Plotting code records
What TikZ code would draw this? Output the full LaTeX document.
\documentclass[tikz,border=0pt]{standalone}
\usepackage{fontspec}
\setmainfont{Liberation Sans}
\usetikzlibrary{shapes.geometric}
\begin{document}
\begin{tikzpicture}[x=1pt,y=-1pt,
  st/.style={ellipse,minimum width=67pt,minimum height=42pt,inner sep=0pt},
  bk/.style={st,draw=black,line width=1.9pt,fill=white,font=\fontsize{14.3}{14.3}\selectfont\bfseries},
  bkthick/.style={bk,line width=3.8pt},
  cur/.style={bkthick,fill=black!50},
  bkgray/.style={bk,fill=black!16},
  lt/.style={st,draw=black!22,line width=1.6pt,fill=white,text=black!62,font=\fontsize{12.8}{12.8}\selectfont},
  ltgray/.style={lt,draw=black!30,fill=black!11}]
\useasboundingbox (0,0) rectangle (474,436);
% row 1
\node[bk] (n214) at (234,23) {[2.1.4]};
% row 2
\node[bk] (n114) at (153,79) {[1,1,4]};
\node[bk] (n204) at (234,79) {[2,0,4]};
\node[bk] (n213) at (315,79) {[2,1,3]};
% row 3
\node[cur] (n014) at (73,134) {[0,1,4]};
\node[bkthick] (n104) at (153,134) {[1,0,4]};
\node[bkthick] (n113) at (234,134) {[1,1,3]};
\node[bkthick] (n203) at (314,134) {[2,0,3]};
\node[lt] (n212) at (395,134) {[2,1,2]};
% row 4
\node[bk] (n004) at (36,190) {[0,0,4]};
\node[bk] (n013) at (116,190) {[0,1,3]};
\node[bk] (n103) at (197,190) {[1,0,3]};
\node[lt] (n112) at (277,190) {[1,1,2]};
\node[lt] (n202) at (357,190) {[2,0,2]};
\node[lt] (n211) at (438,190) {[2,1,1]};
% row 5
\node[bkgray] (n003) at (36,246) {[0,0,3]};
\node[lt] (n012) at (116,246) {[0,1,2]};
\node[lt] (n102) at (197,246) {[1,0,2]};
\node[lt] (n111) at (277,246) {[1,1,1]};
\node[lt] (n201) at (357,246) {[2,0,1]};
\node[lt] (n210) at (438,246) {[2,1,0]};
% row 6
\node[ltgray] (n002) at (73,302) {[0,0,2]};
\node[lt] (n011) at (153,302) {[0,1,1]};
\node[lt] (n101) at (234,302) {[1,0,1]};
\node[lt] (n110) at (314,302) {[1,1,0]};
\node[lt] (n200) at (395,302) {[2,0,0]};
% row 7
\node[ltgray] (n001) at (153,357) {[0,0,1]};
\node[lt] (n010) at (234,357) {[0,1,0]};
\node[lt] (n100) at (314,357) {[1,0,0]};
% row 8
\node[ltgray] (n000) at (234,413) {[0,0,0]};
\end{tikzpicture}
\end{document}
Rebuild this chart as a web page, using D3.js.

Exercise aim: Write out the data again, exactly and in full.

Exercise answer:
What TikZ code would draw this? Output the full LaTeX document.
\documentclass[tikz,border=0pt]{standalone}
\usepackage{fontspec}
\setmainfont{Liberation Sans}
\usetikzlibrary{shapes.geometric}
\begin{document}
\begin{tikzpicture}[x=1pt,y=-1pt,
  st/.style={ellipse,minimum width=67pt,minimum height=42pt,inner sep=0pt},
  bk/.style={st,draw=black,line width=1.9pt,fill=white,font=\fontsize{14.3}{14.3}\selectfont\bfseries},
  bkthick/.style={bk,line width=3.8pt},
  cur/.style={bkthick,fill=black!50},
  bkgray/.style={bk,fill=black!16},
  lt/.style={st,draw=black!22,line width=1.6pt,fill=white,text=black!62,font=\fontsize{12.8}{12.8}\selectfont},
  ltgray/.style={lt,draw=black!30,fill=black!11}]
\useasboundingbox (0,0) rectangle (474,436);
% row 1
\node[bk] (n214) at (234,23) {[2.1.4]};
% row 2
\node[bk] (n114) at (153,79) {[1,1,4]};
\node[bk] (n204) at (234,79) {[2,0,4]};
\node[bk] (n213) at (315,79) {[2,1,3]};
% row 3
\node[cur] (n014) at (73,134) {[0,1,4]};
\node[bkthick] (n104) at (153,134) {[1,0,4]};
\node[bkthick] (n113) at (234,134) {[1,1,3]};
\node[bkthick] (n203) at (314,134) {[2,0,3]};
\node[lt] (n212) at (395,134) {[2,1,2]};
% row 4
\node[bk] (n004) at (36,190) {[0,0,4]};
\node[bk] (n013) at (116,190) {[0,1,3]};
\node[bk] (n103) at (197,190) {[1,0,3]};
\node[lt] (n112) at (277,190) {[1,1,2]};
\node[lt] (n202) at (357,190) {[2,0,2]};
\node[lt] (n211) at (438,190) {[2,1,1]};
% row 5
\node[bkgray] (n003) at (36,246) {[0,0,3]};
\node[lt] (n012) at (116,246) {[0,1,2]};
\node[lt] (n102) at (197,246) {[1,0,2]};
\node[lt] (n111) at (277,246) {[1,1,1]};
\node[lt] (n201) at (357,246) {[2,0,1]};
\node[lt] (n210) at (438,246) {[2,1,0]};
% row 6
\node[ltgray] (n002) at (73,302) {[0,0,2]};
\node[lt] (n011) at (153,302) {[0,1,1]};
\node[lt] (n101) at (234,302) {[1,0,1]};
\node[lt] (n110) at (314,302) {[1,1,0]};
\node[lt] (n200) at (395,302) {[2,0,0]};
% row 7
\node[ltgray] (n001) at (153,357) {[0,0,1]};
\node[lt] (n010) at (234,357) {[0,1,0]};
\node[lt] (n100) at (314,357) {[1,0,0]};
% row 8
\node[ltgray] (n000) at (234,413) {[0,0,0]};
\end{tikzpicture}
\end{document}
Rebuild this chart as a web page, using D3.js.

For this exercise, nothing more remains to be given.